Buy a watch if: a smartwatch is wanted anyway, daytime metrics matter as much as nighttime, ECG and broader health sensors are valuable, daily charging is acceptable.
Buy an under-mattress pad if: wearing anything to bed is uncomfortable, the partner refuses to wear a tracker, daytime tracking is not needed, the lowest-friction setup is preferred.
For sleep methodology in detail, see our /methodology page.
The honest framing: any of the three will give useful trend data. The differences between form factors are bigger than the differences between brands within a form factor. Pick the form factor that fits the lifestyle, then pick the best-reviewed model in that category.
Frequently asked questions
Which sleep tracker form factor is the most accurate?+
For total sleep time and sleep efficiency, all three categories agree with polysomnography within 10 to 15 percent in independent validation studies. For sleep-stage detection (light, deep, REM), accuracy is poorer across all consumer trackers, typically 50 to 75 percent agreement with lab PSG. Rings and watches with PPG sensors and accelerometers perform similarly; under-mattress pads track motion and heart rate via ballistocardiography and perform slightly worse for stages but better for users who refuse to wear anything to bed.
Is an Oura ring better than an Apple Watch for sleep?+
For sleep specifically, the Oura ring has a more refined algorithm and a smaller, more comfortable form factor, but the Apple Watch with watchOS 11+ has closed most of the gap. Oura wins on battery life (5 to 7 days versus 18 hours), comfort during sleep, and dedicated sleep insights. Apple Watch wins on broader feature set, ECG, fall detection, and ecosystem integration. If sleep is the only goal, Oura. If a smartwatch is wanted anyway, the Apple Watch handles sleep well enough.
Can a Withings Sleep mat replace a wearable?+
For most users, yes. The under-mattress pad tracks sleep duration, heart rate, breathing rate, and snoring without any contact with the body. Stage accuracy is slightly worse than a wrist tracker but the gap is smaller than the marketing suggests. The mat is the best choice for users who hate wearing things to bed, couples where one partner refuses to wear a tracker, and users with sensitive skin. The trade-off is no daytime tracking and no portability.

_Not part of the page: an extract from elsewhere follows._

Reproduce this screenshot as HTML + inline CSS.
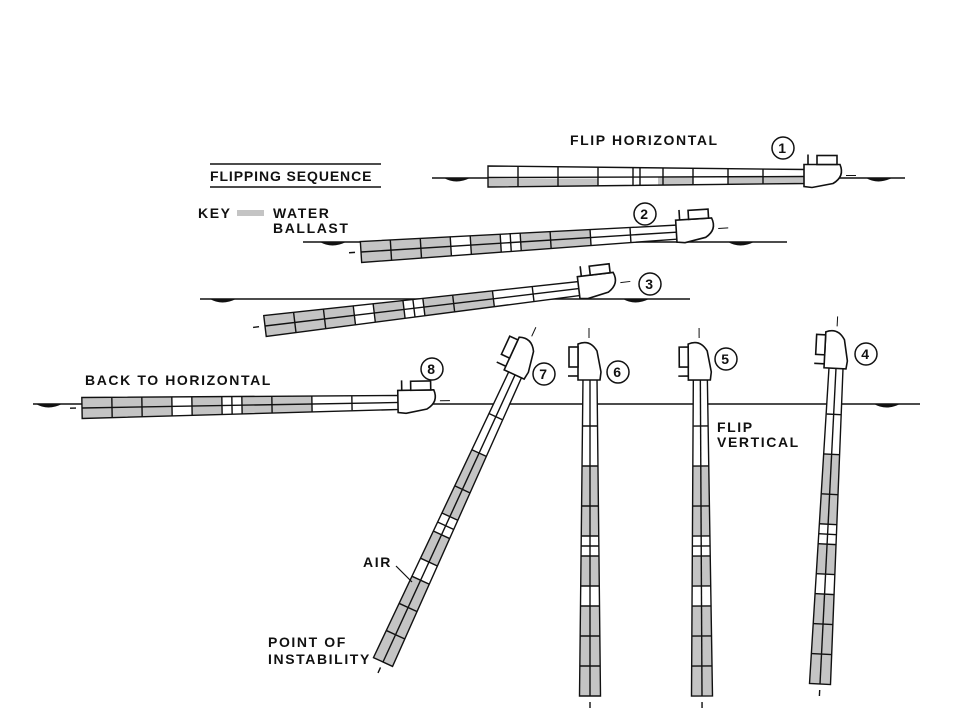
<!DOCTYPE html>
<html><head><meta charset="utf-8"><style>
html,body{margin:0;padding:0;background:#fff;}
svg{display:block}
text{font-family:"Liberation Sans",sans-serif;font-weight:bold;fill:#111;font-size:14px;letter-spacing:1.6px}
</style></head><body>
<svg width="960" height="720" viewBox="0 0 960 720" xmlns="http://www.w3.org/2000/svg">
<defs>
<g id="bow" stroke="#111" stroke-width="1.6" fill="#fff">
  <path d="M316,-12 L352,-12 Q357,0 345,7 L324,11 L316,10 Z"/>
  <rect x="329" y="-21" width="20" height="9"/>
  <line x1="320" y1="-22" x2="320" y2="-12"/>
  <line x1="358" y1="-1" x2="368" y2="-1" stroke-width="1"/>
</g>
<g id="shipA">
  <polygon points="0,-10.5 318,-7 318,7 0,10.5" fill="#fff"/>
  <g fill="#c4c4c4">
    <polygon points="0,2 30,2 30,10 0,10.5"/>
    <polygon points="30,2 110,2 110,10 30,10"/>
    <polygon points="170,1 205,1 205,9 170,9"/>
    <polygon points="240,0 318,0 318,7 240,8"/>
  </g>
  <g stroke="#111" stroke-width="1.4" fill="none">
    <polygon points="0,-10.5 318,-7 318,7 0,10.5"/>
    <line x1="0" y1="1" x2="318" y2="0"/>
    <path d="M30,-10 V10 M70,-10 V10 M110,-10 V10 M145,-9 V9 M152,-9 V9 M175,-9 V9 M205,-8 V8 M240,-8 V8 M275,-7 V7"/>
  </g>
  <use href="#bow"/>
</g>
<g id="shipB">
  <polygon points="0,-10.5 318,-7 318,7 0,10.5" fill="#fff"/>
  <g fill="#c4c4c4">
    <polygon points="0,-10.5 90,-9.5 90,9.5 0,10.5"/>
    <polygon points="110,-9 140,-9 140,9 110,9"/>
    <polygon points="160,-9 230,-8 230,8 160,9"/>
  </g>
  <g stroke="#111" stroke-width="1.4" fill="none">
    <polygon points="0,-10.5 318,-7 318,7 0,10.5"/>
    <line x1="0" y1="0" x2="318" y2="0"/>
    <path d="M30,-10 V10 M60,-10 V10 M90,-10 V10 M110,-9 V9 M140,-9 V9 M150,-9 V9 M160,-9 V9 M190,-8 V8 M230,-8 V8 M270,-7 V7"/>
    <line x1="-12" y1="0" x2="-6" y2="0"/>
  </g>
  <use href="#bow"/>
</g>
<g id="wave"><path d="M0,0 q12,7 26,0 z" fill="#111"/></g>
</defs>

<g stroke="#111" stroke-width="1.5">
  <line x1="432" y1="178" x2="905" y2="178"/>
  <line x1="303" y1="242" x2="787" y2="242"/>
  <line x1="200" y1="299" x2="690" y2="299"/>
  <line x1="33" y1="404" x2="920" y2="404"/>
</g>
<use href="#wave" x="444" y="178"/><use href="#wave" x="866" y="178"/>
<use href="#wave" x="320" y="242"/><use href="#wave" x="728" y="242"/>
<use href="#wave" x="210" y="299"/><use href="#wave" x="623" y="299"/>
<use href="#wave" x="36" y="404"/><use href="#wave" x="874" y="404"/>

<use href="#shipA" transform="translate(488,176.5)"/>
<use href="#shipB" transform="translate(361,252) rotate(-3.6)"/>
<use href="#shipB" transform="translate(265,326) rotate(-6.8)"/>
<use href="#shipB" transform="translate(82,408) rotate(-1)"/>
<use href="#shipB" transform="translate(383,662) rotate(-65.3)"/>
<use href="#shipB" transform="translate(590,696) rotate(-90)"/>
<use href="#shipB" transform="translate(702,696) rotate(-90.3)"/>
<use href="#shipB" transform="translate(820,684) rotate(-87.1)"/>

<g fill="#fff" stroke="#111" stroke-width="1.5">
  <circle cx="783" cy="148" r="11"/><circle cx="645" cy="214" r="11"/>
  <circle cx="650" cy="284" r="11"/><circle cx="432" cy="369" r="11"/>
  <circle cx="544" cy="374" r="11"/><circle cx="618" cy="372" r="11"/>
  <circle cx="726" cy="359" r="11"/><circle cx="866" cy="354" r="11"/>
</g>
<g text-anchor="middle" style="font-size:15px;letter-spacing:0">
  <text x="783" y="153">1</text><text x="645" y="219">2</text>
  <text x="650" y="289">3</text><text x="432" y="374">8</text>
  <text x="544" y="379">7</text><text x="618" y="377">6</text>
  <text x="726" y="364">5</text><text x="866" y="359">4</text>
</g>

<text x="570" y="145">FLIP HORIZONTAL</text>
<line x1="210" y1="164" x2="381" y2="164" stroke="#111" stroke-width="1.5"/>
<text x="210" y="181" style="letter-spacing:0.9px">FLIPPING SEQUENCE</text>
<line x1="210" y1="187" x2="381" y2="187" stroke="#111" stroke-width="1.5"/>
<text x="198" y="218">KEY</text>
<rect x="237" y="210" width="27" height="6" fill="#c4c4c4"/>
<text x="273" y="218">WATER</text>
<text x="273" y="233">BALLAST</text>
<text x="85" y="385">BACK TO HORIZONTAL</text>
<text x="717" y="432">FLIP</text>
<text x="717" y="447">VERTICAL</text>
<text x="363" y="567">AIR</text>
<line x1="396" y1="566" x2="412" y2="582" stroke="#111" stroke-width="1.2"/>
<text x="268" y="647">POINT OF</text>
<text x="268" y="664">INSTABILITY</text>
</svg>
</body></html>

How accurate is heart rate tracking during sleep on each device?+
Rings and watches both use photoplethysmography (PPG) and produce accurate resting heart rate (within 2 to 4 bpm of chest-strap reference) during the still parts of sleep. Movement disrupts accuracy temporarily. Rings perform slightly better than wrist devices because the finger has thinner skin and a stronger pulse signal, but both are reliable for overall trends. Under-mattress pads use ballistocardiography (body movement from heartbeat) and produce reliable heart rate but with slightly higher variability than PPG.
Will any sleep tracker actually improve my sleep?+
The tracker itself does not improve sleep; it provides data that may inform behavior changes. Users who review their data weekly and adjust bedtimes, caffeine cutoff, or evening routines based on patterns see modest improvements. Users who check the score each morning and then ignore it see no benefit. A common pitfall is orthosomnia, where anxiety about poor sleep scores worsens sleep. If a tracker is causing nightly stress, take a break and revisit later.